(Task instructions): Write out each record below exactly as it appears, with no pictures.

++++++++

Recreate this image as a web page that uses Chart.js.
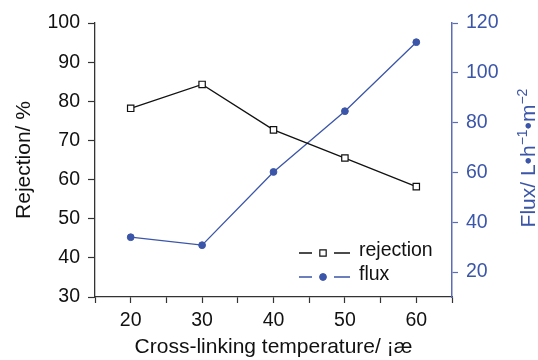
<!DOCTYPE html>
<html lang="en">
<head>
  <meta charset="UTF-8" />
  <title>Rejection and flux vs cross-linking temperature</title>
  <script src="https://cdn.jsdelivr.net/npm/chart.js"></script>
  <style>
    html, body { margin: 0; padding: 0; background: #fff; }
    #wrap { width: 538px; height: 360px; }
  </style>
</head>
<body>
  <div id="wrap"><canvas id="chart" width="538" height="360"></canvas></div>

  <script>
    // ---- data ----
    const temps = [20, 30, 40, 50, 60];
    const rejection = [78.2, 84.3, 72.7, 65.5, 58.2];
    const flux = [34.0, 30.8, 60.2, 84.6, 112.3];

    const xTitle = 'Cross-linking temperature/ \u00a1\u00e6';
    const leftTitle = 'Rejection/ %';
    // right title pieces: [text, superscript?]
    const rightTitle = [['Flux/ L\u2022h', false], ['\u22121', true], ['\u2022m', false], ['\u22122', true]];

    const BLACK = '#111111';
    const BLUE = '#3b55a8';
    const BLUE_AXIS = '#5b6db5';
    const FONT = 'Liberation Sans, Arial, sans-serif';
    const TICK_SIZE = 19.5;
    const TITLE_SIZE = 21;

    // legend drawn inside the plot, "— marker —  label"
    const innerLegend = {
      id: 'innerLegend',
      afterDraw(chart) {
        const ctx = chart.ctx;
        const rows = [253, 277];
        chart.data.datasets.forEach((ds, i) => {
          const y = rows[i];
          ctx.save();
          ctx.strokeStyle = ds.borderColor;
          ctx.lineWidth = 1.3;
          ctx.beginPath();
          ctx.moveTo(299, y); ctx.lineTo(312, y);
          ctx.moveTo(334, y); ctx.lineTo(350, y);
          ctx.stroke();
          ctx.fillStyle = ds.pointBackgroundColor;
          ctx.strokeStyle = ds.pointBorderColor;
          ctx.lineWidth = ds.pointBorderWidth;
          Chart.helpers.drawPoint(ctx, {
            pointStyle: ds.pointStyle, radius: ds.pointRadius, borderWidth: ds.pointBorderWidth
          }, 323, y);
          ctx.fillStyle = '#111';
          ctx.font = TICK_SIZE + 'px ' + FONT;
          ctx.textBaseline = 'middle';
          ctx.fillText(ds.label, 359, y - 2);
          ctx.restore();
        });
      }
    };

    // right-hand title reads bottom to top, with real superscripts
    const rightAxisTitle = {
      id: 'rightAxisTitle',
      afterDraw(chart) {
        const ctx = chart.ctx;
        const big = TITLE_SIZE + 'px ' + FONT;
        const small = '14px ' + FONT;
        ctx.save();
        let total = 0;
        rightTitle.forEach(([t, sup]) => { ctx.font = sup ? small : big; total += ctx.measureText(t).width; });
        ctx.translate(527, 158);
        ctx.rotate(-Math.PI / 2);
        ctx.fillStyle = BLUE;
        ctx.textBaseline = 'alphabetic';
        let x = -total / 2;
        rightTitle.forEach(([t, sup]) => {
          ctx.font = sup ? small : big;
          ctx.fillText(t, x, sup ? 0 : 7.5);
          x += ctx.measureText(t).width;
        });
        ctx.restore();
      }
    };

    new Chart(document.getElementById('chart'), {
      type: 'line',
      data: {
        datasets: [
          {
            label: 'rejection',
            data: temps.map((t, i) => ({ x: t, y: rejection[i] })),
            yAxisID: 'yL',
            borderColor: BLACK,
            borderWidth: 1.3,
            pointStyle: 'rect',
            pointRadius: 4.5,
            pointBorderWidth: 1.2,
            pointBackgroundColor: '#fff',
            pointBorderColor: BLACK,
            tension: 0
          },
          {
            label: 'flux',
            data: temps.map((t, i) => ({ x: t, y: flux[i] })),
            yAxisID: 'yR',
            borderColor: BLUE,
            borderWidth: 1.3,
            pointStyle: 'circle',
            pointRadius: 3.4,
            pointBorderWidth: 1,
            pointBackgroundColor: BLUE,
            pointBorderColor: BLUE,
            tension: 0
          }
        ]
      },
      options: {
        responsive: false,
        animation: false,
        layout: { padding: { top: 23, left: 0, right: 0, bottom: 0 } },
        plugins: {
          legend: { display: false },
          tooltip: { enabled: false }
        },
        scales: {
          x: {
            type: 'linear',
            min: 15, max: 65,
            afterFit(s) { s.height = 63; },
            ticks: {
              stepSize: 5,
              autoSkip: false,
              maxRotation: 0,
              padding: 6,
              color: '#111',
              font: { family: FONT, size: TICK_SIZE },
              callback: v => (v % 10 === 0 ? v : '')
            },
            grid: { drawOnChartArea: false, tickLength: 6, tickColor: '#333', tickWidth: 1.2 },
            border: { color: '#333', width: 1.3 },
            title: {
              display: true, text: xTitle, color: '#111',
              font: { family: FONT, size: TITLE_SIZE }, padding: { top: 0, bottom: 0 }
            }
          },
          yL: {
            position: 'left',
            min: 30, max: 100,
            afterFit(s) { s.width = 95; },
            ticks: {
              stepSize: 10, padding: 8, color: '#111',
              font: { family: FONT, size: TICK_SIZE }
            },
            grid: { drawOnChartArea: false, tickLength: 7, tickColor: '#333', tickWidth: 1.2 },
            border: { color: '#333', width: 1.3 },
            title: {
              display: true, text: leftTitle, color: '#111',
              font: { family: FONT, size: TITLE_SIZE }, padding: { top: 12, bottom: 0 }
            }
          },
          yR: {
            position: 'right',
            min: 10, max: 120,
            afterFit(s) { s.width = 86; },
            afterBuildTicks(s) { s.ticks = s.ticks.filter(t => t.value % 20 === 0); },
            ticks: {
              stepSize: 20, padding: 8, color: BLUE,
              font: { family: FONT, size: TICK_SIZE }
            },
            grid: { drawOnChartArea: false, tickLength: 6, tickColor: BLUE_AXIS, tickWidth: 1.2 },
            border: { color: BLUE_AXIS, width: 1.5 }
          }
        }
      },
      plugins: [innerLegend, rightAxisTitle]
    });
  </script>
</body>
</html>
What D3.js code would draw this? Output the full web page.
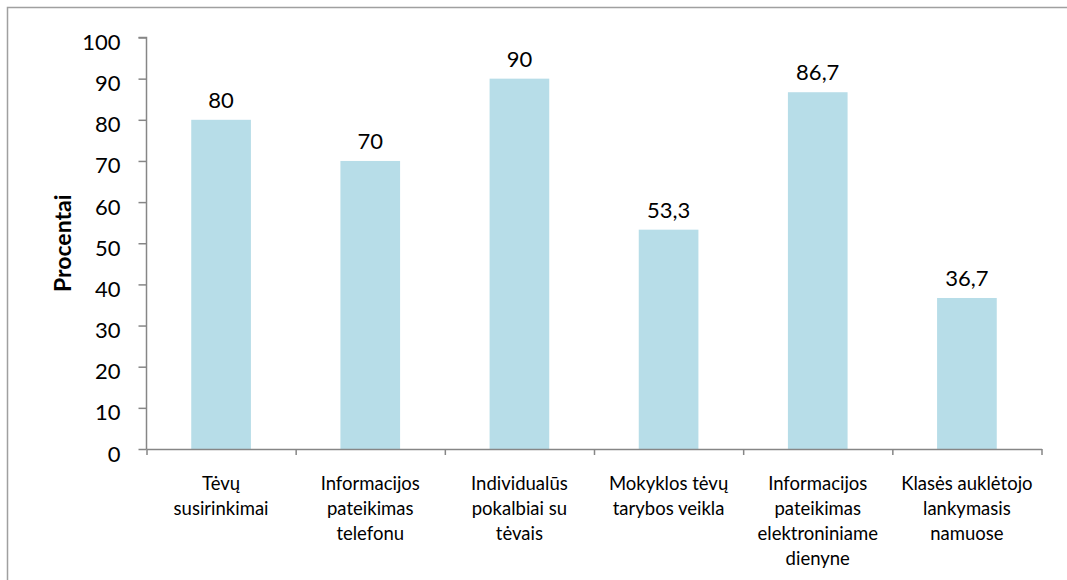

++++++++

(Response to this exercise):
Recreate this image as a web page that uses Chart.js.
<!DOCTYPE html>
<html lang="en">
<head>
  <meta charset="UTF-8" />
  <title>Rejection and flux vs cross-linking temperature</title>
  <script src="https://cdn.jsdelivr.net/npm/chart.js"></script>
  <style>
    html, body { margin: 0; padding: 0; background: #fff; }
    #wrap { width: 538px; height: 360px; }
  </style>
</head>
<body>
  <div id="wrap"><canvas id="chart" width="538" height="360"></canvas></div>

  <script>
    // ---- data ----
    const temps = [20, 30, 40, 50, 60];
    const rejection = [78.2, 84.3, 72.7, 65.5, 58.2];
    const flux = [34.0, 30.8, 60.2, 84.6, 112.3];

    const xTitle = 'Cross-linking temperature/ \u00a1\u00e6';
    const leftTitle = 'Rejection/ %';
    // right title pieces: [text, superscript?]
    const rightTitle = [['Flux/ L\u2022h', false], ['\u22121', true], ['\u2022m', false], ['\u22122', true]];

    const BLACK = '#111111';
    const BLUE = '#3b55a8';
    const BLUE_AXIS = '#5b6db5';
    const FONT = 'Liberation Sans, Arial, sans-serif';
    const TICK_SIZE = 19.5;
    const TITLE_SIZE = 21;

    // legend drawn inside the plot, "— marker —  label"
    const innerLegend = {
      id: 'innerLegend',
      afterDraw(chart) {
        const ctx = chart.ctx;
        const rows = [253, 277];
        chart.data.datasets.forEach((ds, i) => {
          const y = rows[i];
          ctx.save();
          ctx.strokeStyle = ds.borderColor;
          ctx.lineWidth = 1.3;
          ctx.beginPath();
          ctx.moveTo(299, y); ctx.lineTo(312, y);
          ctx.moveTo(334, y); ctx.lineTo(350, y);
          ctx.stroke();
          ctx.fillStyle = ds.pointBackgroundColor;
          ctx.strokeStyle = ds.pointBorderColor;
          ctx.lineWidth = ds.pointBorderWidth;
          Chart.helpers.drawPoint(ctx, {
            pointStyle: ds.pointStyle, radius: ds.pointRadius, borderWidth: ds.pointBorderWidth
          }, 323, y);
          ctx.fillStyle = '#111';
          ctx.font = TICK_SIZE + 'px ' + FONT;
          ctx.textBaseline = 'middle';
          ctx.fillText(ds.label, 359, y - 2);
          ctx.restore();
        });
      }
    };

    // right-hand title reads bottom to top, with real superscripts
    const rightAxisTitle = {
      id: 'rightAxisTitle',
      afterDraw(chart) {
        const ctx = chart.ctx;
        const big = TITLE_SIZE + 'px ' + FONT;
        const small = '14px ' + FONT;
        ctx.save();
        let total = 0;
        rightTitle.forEach(([t, sup]) => { ctx.font = sup ? small : big; total += ctx.measureText(t).width; });
        ctx.translate(527, 158);
        ctx.rotate(-Math.PI / 2);
        ctx.fillStyle = BLUE;
        ctx.textBaseline = 'alphabetic';
        let x = -total / 2;
        rightTitle.forEach(([t, sup]) => {
          ctx.font = sup ? small : big;
          ctx.fillText(t, x, sup ? 0 : 7.5);
          x += ctx.measureText(t).width;
        });
        ctx.restore();
      }
    };

    new Chart(document.getElementById('chart'), {
      type: 'line',
      data: {
        datasets: [
          {
            label: 'rejection',
            data: temps.map((t, i) => ({ x: t, y: rejection[i] })),
            yAxisID: 'yL',
            borderColor: BLACK,
            borderWidth: 1.3,
            pointStyle: 'rect',
            pointRadius: 4.5,
            pointBorderWidth: 1.2,
            pointBackgroundColor: '#fff',
            pointBorderColor: BLACK,
            tension: 0
          },
          {
            label: 'flux',
            data: temps.map((t, i) => ({ x: t, y: flux[i] })),
            yAxisID: 'yR',
            borderColor: BLUE,
            borderWidth: 1.3,
            pointStyle: 'circle',
            pointRadius: 3.4,
            pointBorderWidth: 1,
            pointBackgroundColor: BLUE,
            pointBorderColor: BLUE,
            tension: 0
          }
        ]
      },
      options: {
        responsive: false,
        animation: false,
        layout: { padding: { top: 23, left: 0, right: 0, bottom: 0 } },
        plugins: {
          legend: { display: false },
          tooltip: { enabled: false }
        },
        scales: {
          x: {
            type: 'linear',
            min: 15, max: 65,
            afterFit(s) { s.height = 63; },
            ticks: {
              stepSize: 5,
              autoSkip: false,
              maxRotation: 0,
              padding: 6,
              color: '#111',
              font: { family: FONT, size: TICK_SIZE },
              callback: v => (v % 10 === 0 ? v : '')
            },
            grid: { drawOnChartArea: false, tickLength: 6, tickColor: '#333', tickWidth: 1.2 },
            border: { color: '#333', width: 1.3 },
            title: {
              display: true, text: xTitle, color: '#111',
              font: { family: FONT, size: TITLE_SIZE }, padding: { top: 0, bottom: 0 }
            }
          },
          yL: {
            position: 'left',
            min: 30, max: 100,
            afterFit(s) { s.width = 95; },
            ticks: {
              stepSize: 10, padding: 8, color: '#111',
              font: { family: FONT, size: TICK_SIZE }
            },
            grid: { drawOnChartArea: false, tickLength: 7, tickColor: '#333', tickWidth: 1.2 },
            border: { color: '#333', width: 1.3 },
            title: {
              display: true, text: leftTitle, color: '#111',
              font: { family: FONT, size: TITLE_SIZE }, padding: { top: 12, bottom: 0 }
            }
          },
          yR: {
            position: 'right',
            min: 10, max: 120,
            afterFit(s) { s.width = 86; },
            afterBuildTicks(s) { s.ticks = s.ticks.filter(t => t.value % 20 === 0); },
            ticks: {
              stepSize: 20, padding: 8, color: BLUE,
              font: { family: FONT, size: TICK_SIZE }
            },
            grid: { drawOnChartArea: false, tickLength: 6, tickColor: BLUE_AXIS, tickWidth: 1.2 },
            border: { color: BLUE_AXIS, width: 1.5 }
          }
        }
      },
      plugins: [innerLegend, rightAxisTitle]
    });
  </script>
</body>
</html>
What D3.js code would draw this? Output the full web page.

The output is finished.